- The Washington Times - Tuesday, March 21, 2006

VIERA, Fla. — It was supposed to be the night the Washington Nationals showed off their big stars, Jose Guillen and Alfonso Soriano.

Only Guillen kept his part of the deal. For the first time this spring, Guillen started a game. Soriano, meanwhile, refused to play left field.

Batting third, Guillen went 0-for-2 with two weak groundouts to the right side of the infield. He advanced baserunners in the first inning with a groundout back to Los Angeles Dodgers pitcher Brad Penny and also made two putouts in right field. George Lombard replaced him in right in the top of the fourth inning.

“First day no pain, pain-free, and all those pitches looked like they were 200 miles per hour,” Guillen said. “I haven’t been up there in a long time. I wanted to see some different pitchers, but I went against Penny, and it made it a little harder to get some good swings.”

Guillen wanted to play the entire game, but manager Frank Robinson limited his top offensive weapon from last season to just two at-bats.

Until last night, Guillen had spent all of spring training rehabilitating his surgically repaired left shoulder. During his rehab regimen, Guillen injured a tendon in his left wrist that shut him down for another week. When surgery that would cost him three months was recommended, Guillen sought a second medical opinion and was told seven to 10 days of rest would cure the problem.

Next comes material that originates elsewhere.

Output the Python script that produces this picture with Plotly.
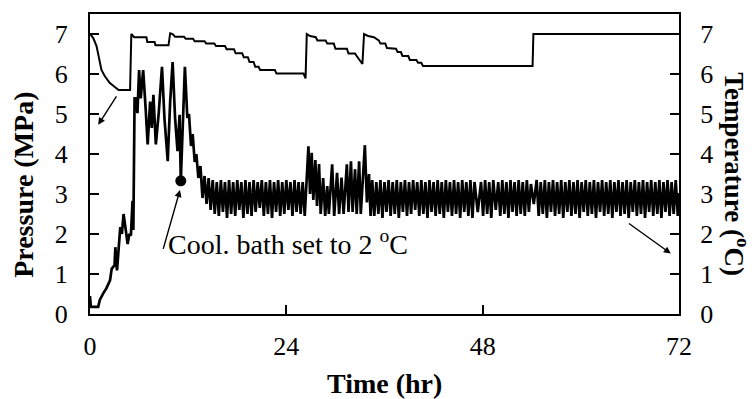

“I feel good except for the comfort I’m going to get,” he said. “I just need my timing now, and that’s pretty much it. I wanted to take a third at-bat, and Frank told me, ‘No, get out of here, get out of here, don’t rush anything.’”

Guillen led the Nationals in virtually every offensive category last season: runs (81), hits (156), total bases (264), home runs (24), and RBI (76).

Armas’ debut

Right-hander Tony Armas Jr. looked sharp in his first spring start. Armas pitched three scoreless innings, allowed one hit, walked one and struck out two.

The only complaint the tall Venezuelan had was his pitch count. Armas threw 47 pitches, which he thought was too many for three innings of work. But after undergoing offseason shoulder surgery, Armas was pretty satisfied with his pitching.

“I think I threw too many pitches right out but was happy that everything came out good,” Armas said.

With the uncertainty of the starting pitching, especially at the back of the rotation, Armas conceivably could be the No. 3 starter behind ace Livan Hernandez and John Patterson.

Last night Armas worked on all his pitches except his changeup. He has missed most of spring training while playing for Venezuela at the inaugural World Baseball Classic. However, Venezuelan manager Luis Sojo used Armas for just 12/3 innings in the tournament.

Though he is behind most of the other pitchers in camp. Armas said he is satisfied as long as he has his health after going through yet another injury-plagued season because of a chronically sore right shoulder.

“I feel like I don’t have to worry about something hurting or something tweaking,” he said.